Enter "=BINOMDIST(successes,trials,probability,cumulative)" in the cell, replacing the parenthesized names with the actual data. Replace "successes" with the number of successes for which you wish to calculate the probability. Replace "trials" with the number of attempts. Replace "probability" with the known probability of a single success in a single trial. Replace "cumulative" with either "true" or "false", depending on if you want to calculate "at most" or "exactly" some number of successes, respectively.

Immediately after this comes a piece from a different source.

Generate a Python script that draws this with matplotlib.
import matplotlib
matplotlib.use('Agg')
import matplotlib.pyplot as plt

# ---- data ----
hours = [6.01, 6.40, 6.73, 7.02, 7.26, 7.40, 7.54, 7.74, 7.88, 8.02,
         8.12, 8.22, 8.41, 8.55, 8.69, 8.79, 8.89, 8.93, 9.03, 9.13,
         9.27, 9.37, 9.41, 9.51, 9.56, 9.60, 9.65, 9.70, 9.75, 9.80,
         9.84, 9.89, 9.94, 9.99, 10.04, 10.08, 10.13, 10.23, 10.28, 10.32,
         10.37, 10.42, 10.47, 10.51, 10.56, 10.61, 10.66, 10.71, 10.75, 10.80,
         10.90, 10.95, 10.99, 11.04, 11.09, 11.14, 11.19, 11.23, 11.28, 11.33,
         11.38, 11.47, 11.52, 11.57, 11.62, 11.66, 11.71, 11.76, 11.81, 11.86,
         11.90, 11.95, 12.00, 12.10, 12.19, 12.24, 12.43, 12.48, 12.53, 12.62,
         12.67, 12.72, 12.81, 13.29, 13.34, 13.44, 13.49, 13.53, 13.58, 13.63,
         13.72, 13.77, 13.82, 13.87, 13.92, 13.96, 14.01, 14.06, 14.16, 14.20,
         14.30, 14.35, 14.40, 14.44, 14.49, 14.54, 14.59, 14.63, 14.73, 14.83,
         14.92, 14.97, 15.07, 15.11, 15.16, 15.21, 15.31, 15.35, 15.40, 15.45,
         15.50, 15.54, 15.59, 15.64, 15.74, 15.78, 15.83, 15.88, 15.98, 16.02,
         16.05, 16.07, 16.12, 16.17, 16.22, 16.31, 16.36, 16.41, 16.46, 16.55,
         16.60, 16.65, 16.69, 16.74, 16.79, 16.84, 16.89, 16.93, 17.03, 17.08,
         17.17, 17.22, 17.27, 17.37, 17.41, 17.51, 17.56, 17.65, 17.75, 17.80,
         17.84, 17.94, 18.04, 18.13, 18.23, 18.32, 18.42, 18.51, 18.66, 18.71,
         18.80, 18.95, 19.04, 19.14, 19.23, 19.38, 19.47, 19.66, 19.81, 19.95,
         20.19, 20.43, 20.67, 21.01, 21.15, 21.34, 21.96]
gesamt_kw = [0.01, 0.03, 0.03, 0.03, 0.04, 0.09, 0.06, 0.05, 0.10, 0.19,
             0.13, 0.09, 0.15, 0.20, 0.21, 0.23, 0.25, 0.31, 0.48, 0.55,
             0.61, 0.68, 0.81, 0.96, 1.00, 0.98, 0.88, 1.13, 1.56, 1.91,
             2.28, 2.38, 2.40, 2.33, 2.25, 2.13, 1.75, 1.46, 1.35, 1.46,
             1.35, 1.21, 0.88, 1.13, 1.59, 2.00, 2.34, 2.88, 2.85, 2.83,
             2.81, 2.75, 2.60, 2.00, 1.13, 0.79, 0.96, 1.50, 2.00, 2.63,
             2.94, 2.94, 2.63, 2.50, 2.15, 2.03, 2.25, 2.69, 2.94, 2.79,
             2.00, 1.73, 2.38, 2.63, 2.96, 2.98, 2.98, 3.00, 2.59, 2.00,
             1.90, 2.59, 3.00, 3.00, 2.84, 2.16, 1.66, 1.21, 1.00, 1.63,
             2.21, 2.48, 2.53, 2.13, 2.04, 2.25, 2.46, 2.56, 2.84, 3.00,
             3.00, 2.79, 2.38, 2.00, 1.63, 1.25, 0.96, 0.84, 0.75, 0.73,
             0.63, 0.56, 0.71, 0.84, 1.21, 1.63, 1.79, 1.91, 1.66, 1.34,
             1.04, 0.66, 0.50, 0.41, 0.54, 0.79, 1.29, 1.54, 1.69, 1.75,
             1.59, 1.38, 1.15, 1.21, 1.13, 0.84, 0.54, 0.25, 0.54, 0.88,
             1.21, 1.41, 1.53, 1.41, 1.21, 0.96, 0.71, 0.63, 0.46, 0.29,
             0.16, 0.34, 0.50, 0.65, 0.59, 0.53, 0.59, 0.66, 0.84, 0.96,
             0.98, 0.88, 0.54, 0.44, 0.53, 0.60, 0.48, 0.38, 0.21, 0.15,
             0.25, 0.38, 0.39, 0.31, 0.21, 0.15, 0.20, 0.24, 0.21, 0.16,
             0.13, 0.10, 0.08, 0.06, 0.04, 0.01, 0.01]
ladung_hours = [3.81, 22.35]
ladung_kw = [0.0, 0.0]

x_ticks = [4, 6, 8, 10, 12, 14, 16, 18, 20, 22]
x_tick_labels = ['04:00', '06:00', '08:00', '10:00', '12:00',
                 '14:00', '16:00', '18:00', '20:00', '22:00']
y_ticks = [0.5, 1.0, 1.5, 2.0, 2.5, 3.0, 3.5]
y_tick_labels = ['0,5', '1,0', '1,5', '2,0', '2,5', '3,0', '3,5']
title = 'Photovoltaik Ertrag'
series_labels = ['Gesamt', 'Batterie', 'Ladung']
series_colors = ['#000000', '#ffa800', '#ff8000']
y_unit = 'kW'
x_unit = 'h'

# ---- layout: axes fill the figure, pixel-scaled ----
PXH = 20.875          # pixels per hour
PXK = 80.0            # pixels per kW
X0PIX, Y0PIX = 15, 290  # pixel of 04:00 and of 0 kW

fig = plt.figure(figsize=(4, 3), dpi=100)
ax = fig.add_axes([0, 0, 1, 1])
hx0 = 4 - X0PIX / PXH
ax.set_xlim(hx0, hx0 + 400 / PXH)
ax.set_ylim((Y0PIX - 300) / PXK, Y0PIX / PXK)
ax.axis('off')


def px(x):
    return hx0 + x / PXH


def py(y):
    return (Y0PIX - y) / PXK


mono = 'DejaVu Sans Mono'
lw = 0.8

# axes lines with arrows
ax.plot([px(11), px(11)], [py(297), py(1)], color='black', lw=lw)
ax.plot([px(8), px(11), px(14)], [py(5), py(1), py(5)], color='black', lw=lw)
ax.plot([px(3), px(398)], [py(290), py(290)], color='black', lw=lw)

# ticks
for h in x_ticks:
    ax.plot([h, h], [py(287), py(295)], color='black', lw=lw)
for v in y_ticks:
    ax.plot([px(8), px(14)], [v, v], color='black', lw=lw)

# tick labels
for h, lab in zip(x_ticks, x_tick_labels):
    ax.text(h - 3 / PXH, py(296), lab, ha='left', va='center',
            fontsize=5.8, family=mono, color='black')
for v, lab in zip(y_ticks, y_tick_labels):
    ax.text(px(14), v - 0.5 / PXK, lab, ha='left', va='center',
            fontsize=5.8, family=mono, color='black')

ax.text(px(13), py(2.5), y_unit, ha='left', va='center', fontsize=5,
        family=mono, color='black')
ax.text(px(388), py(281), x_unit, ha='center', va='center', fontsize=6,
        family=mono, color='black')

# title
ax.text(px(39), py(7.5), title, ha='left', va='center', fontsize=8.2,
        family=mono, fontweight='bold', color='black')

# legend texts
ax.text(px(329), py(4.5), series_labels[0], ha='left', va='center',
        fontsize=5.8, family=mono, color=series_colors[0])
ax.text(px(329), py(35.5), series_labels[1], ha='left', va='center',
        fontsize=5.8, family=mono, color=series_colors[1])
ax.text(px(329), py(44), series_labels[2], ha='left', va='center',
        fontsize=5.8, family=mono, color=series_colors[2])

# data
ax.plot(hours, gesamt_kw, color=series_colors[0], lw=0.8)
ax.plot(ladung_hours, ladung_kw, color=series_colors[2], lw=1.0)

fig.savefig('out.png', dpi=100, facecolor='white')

As an example, to calculate the probability of achieving exactly 12 heads out of 20 coin flips, which have a 50 percent

probability, you would enter "=BINOMDIST(12,20,0.5,false)". To calculate the probability of achieving zero to 12 heads out of 20 coin tosses, you would enter "=BINOMDIST(12,20,0.5,true)".

## Step 3

Enter "=1-BINOMDIST(successes-1,trials,probability,cumulative)" to calculate the probability of achieving at least some number of successes. As an example, to calculate the probability of achieving 12 to 20 heads out of 20 coin flips, you would enter "=1-BINOMDIST(11,20,0.5,true)". This effectively calculates the chance of achieving no more than 11 heads out of 20 coin flips, but then subtracts it from one, which results in the probability of 12 to 20 heads out of 20 flips.